While it seems that a portfolio with hundreds of different bonds should be highly diversified, the reality can be the opposite. Such portfolios may genuinely diversify away the idiosyncratic risk (i.e. the bond specific risks) but end up highly concentrated to the small number of risk and return drivers – yield, interest rate duration, credit beta and liquidity risk – that dominate the performance of conventional bond portfolios. (details here)
So, if performance is largely being driven by just these few market beta type factors, why not just replicate them cheaply with the appropriate passive indices?
For example, if an active bond fund consistently holds high allocations to credit securities and then outperforms because credit markets generally are doing well (i.e. credit beta is largely driving the performance), couldn’t a similar outcome be achieved more cheaply by investing in a passive credit index to replicate that credit beta factor?
In fact, this was precisely the conclusion of a recent paper on fixed income alpha vs. beta:
“Over the past 20 years, active fixed income (FI) managers have tended to deliver returns in excess of their benchmarks. This has generated a popular notion that active investing in fixed income markets is ‘easy’.
Our aim is to assess the veracity of that notion. Across a broad set of popular active FI categories, we find that passive exposures to traditional risk premia (especially exposure to credit risk) explain the majority of FI manager active returns.

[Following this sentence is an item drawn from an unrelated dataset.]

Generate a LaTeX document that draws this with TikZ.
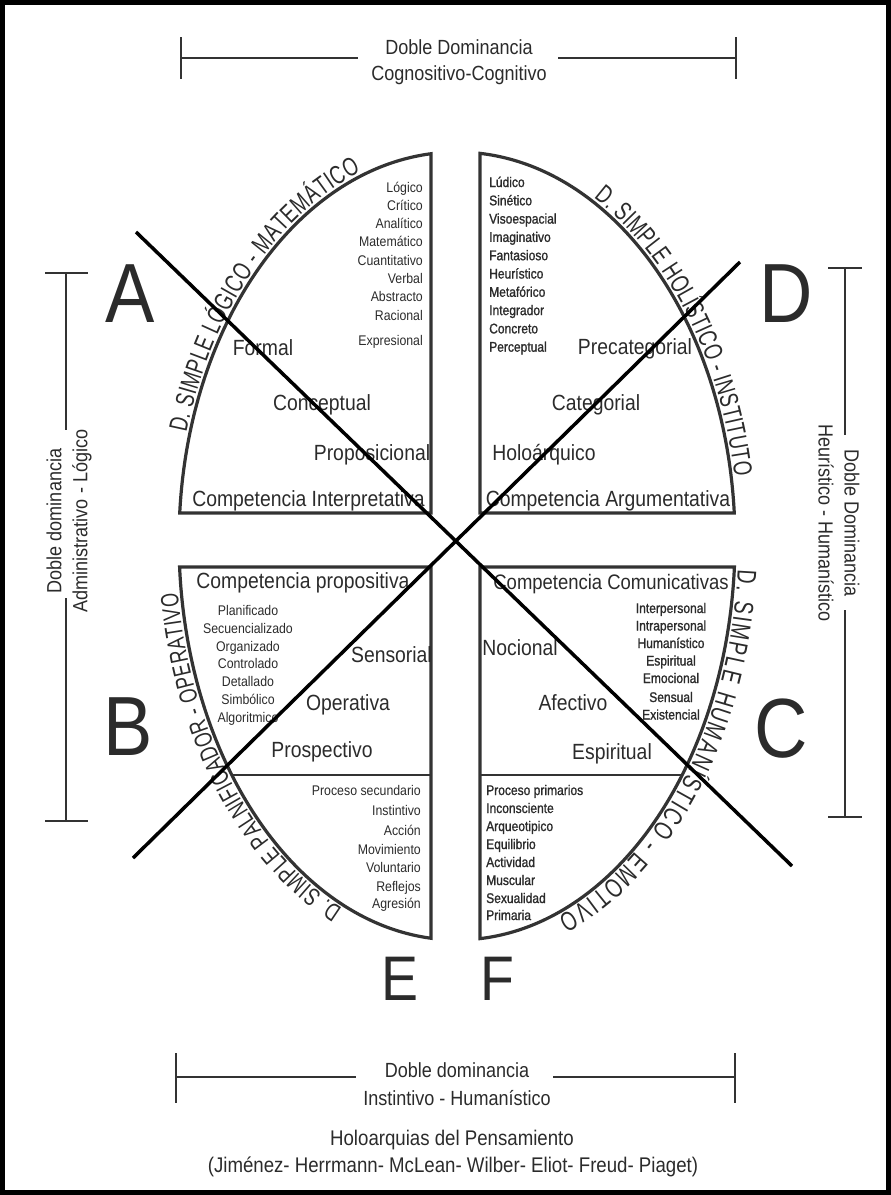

The resulting implication is that, contrary to popular belief, traditional discretionary active FI strategies offer little in the way of true alpha, and that traditional active FI strategies may significantly reduce the strategic diversification benefit of FI as an asset class.”
– ‘Active Fixed Income Illusions’ ; Brooks, Gould, Richardson; Nov 2019
By extension, a fixed income investing approach that does not rely on the conventional fixed income return drivers and is instead exploiting return sources that cannot be reliably replicated using passive investments, may then have the strongest claim on offering genuine alpha.